European Market Review
European bond yields rose due to U.S. inflation data, while stocks, led by Germany, surged. The euro strengthened, and oil prices slightly declined amid Ukraine peace hopes.

European bond yields increased over the week, largely driven by stronger-than-expected U.S. inflation data. The stock market continued its positive momentum, with the German market leading the way, rising more than 3%, an unusual performance given the state of the German economy. The euro strengthened against the dollar, closing the week at 1.0491. Brent crude oil prices edged down by 0.07%, pressured by renewed optimism for a peace deal in Ukraine after former President Donald Trump's comments, where he stated that both Russian and Ukrainian leaders had expressed a willingness to engage in negotiations.
Europe View Synopsis
Eurozone GDP grew 0.1% in Q4, with weak performance driven by low consumption, high inventories, and weak exports. ECB plans further rate cuts.

Eurozone GDP grew by 0.1% in Q4, slightly better than the initial estimate of zero growth, but still the weakest performance of the year. Germany and France both contracted, while Italy stagnated and Spain experienced strong growth. The region continues to face challenges, including sluggish consumer recovery, high inventories, and economic uncertainty. The export sector is struggling due to weak global demand. In response, the ECB plans further interest rate cuts to stimulate the economy. Meanwhile, industrial production fell 1.1% in December and 2% YoY, driven by reduced demand for capital goods and high energy prices. The outlook remains weak, with no significant rebound expected in production due to external demand challenges and ongoing economic pressures.
GDP Eurozone
Eurozone GDP grew 0.1% in Q4, with weak performance due to low consumption, high inventories, economic uncertainty, and struggling exports. ECB plans further interest rate cuts.

The second reading of Eurozone GDP for Q4 reveals a modest growth of 0.1%, slightly better than the initial estimate of zero growth. However, this remains the region's weakest performance of the year. The two largest economies, Germany and France, both contracted—Germany by 0.2% and France by 0.1%—while Italy stagnated for the second consecutive quarter.
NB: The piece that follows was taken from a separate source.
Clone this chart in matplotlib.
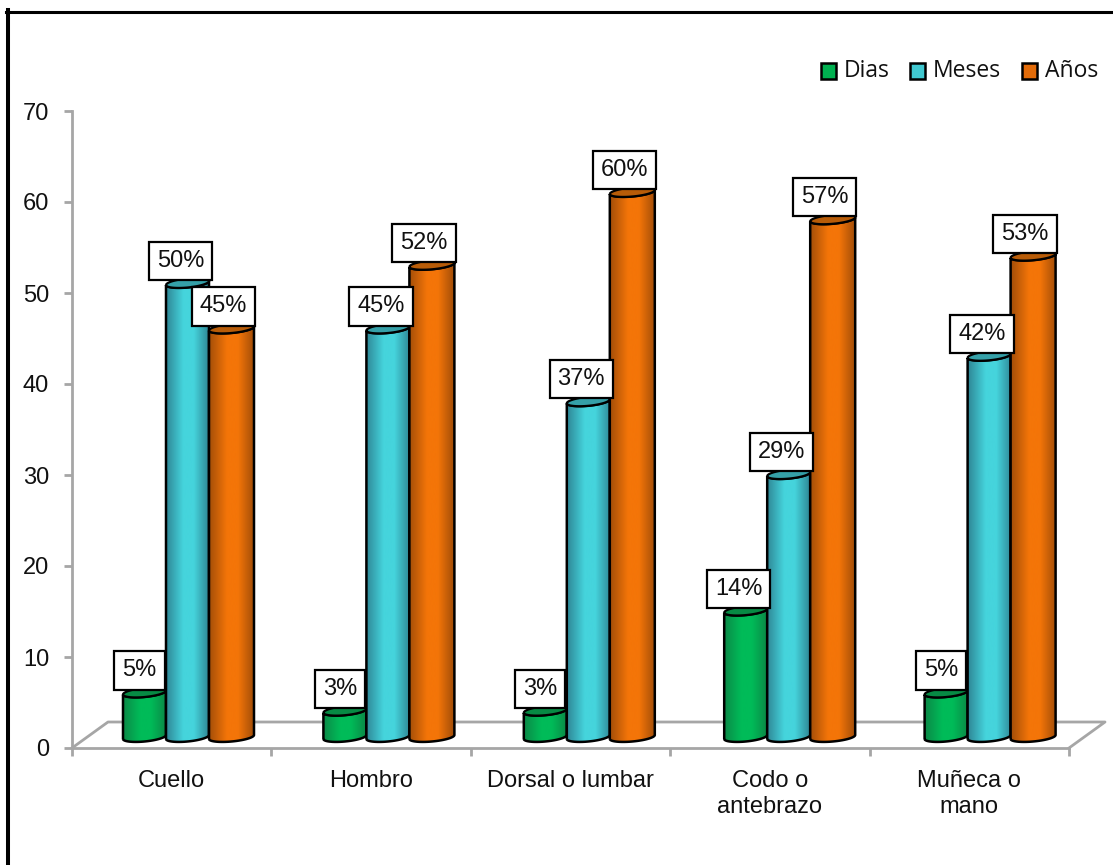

In contrast, Spain saw a robust growth of 0.8%. Despite the slight revision upward, the overall outlook remains weak, as productivity issues continue to hinder recovery. Consumer recovery remains sluggish, with purchasing power failing to translate into strong consumption, while investment continues to be constrained by high inventories, economic uncertainty, and elevated interest rates. The export sector is also struggling due to weak external demand. In response, policymakers are intensifying efforts, with the European Central Bank (ECB) expected to further reduce interest rates by 0.25 percentage points, targeting a neutral deposit rate of 2%, potentially lowering it to 1.75%. Meanwhile, employment figures showed a marginal increase, but productivity per worker declined, contributing to higher unit labour costs and underlying price pressures across the region.

The Eurozone is severely affected and the situation could worsen if Trump ultimately imposes tariffs. We believe the ECB should cut interest rates, so we expect a couple of rate cuts this year.
Industrial Production
Eurozone industrial production fell 1.1% in December and 2% YoY, driven by declines in capital goods, with weak demand, high energy prices, and uncertainties hindering recovery.

Eurozone industrial production fell more than expected in December, contracting by 1.1% compared to November, continuing the downward trend that began in early 2023. On an annual basis, it dropped by 2% YoY. The decline was driven by reductions in intermediate and capital goods production, while consumer goods and energy production saw increases. Germany and Italy were key contributors to the overall downturn. Although the manufacturing PMI showed a slight improvement in January, the output index still indicated contraction, with export orders declining, albeit at a slower pace. Weak global demand, high energy prices, and tariff uncertainties continue to challenge the sector, making a swift recovery unlikely. While there may be hope for reduced inventories, lower interest rates, and stronger domestic consumption later in the year, a substantial rebound in production is not expected in the coming months.

We don’t expect significant improvements in the sector, with Germany struggling and low external demand, which could further erode competitiveness if Trump imposes tariffs on European products.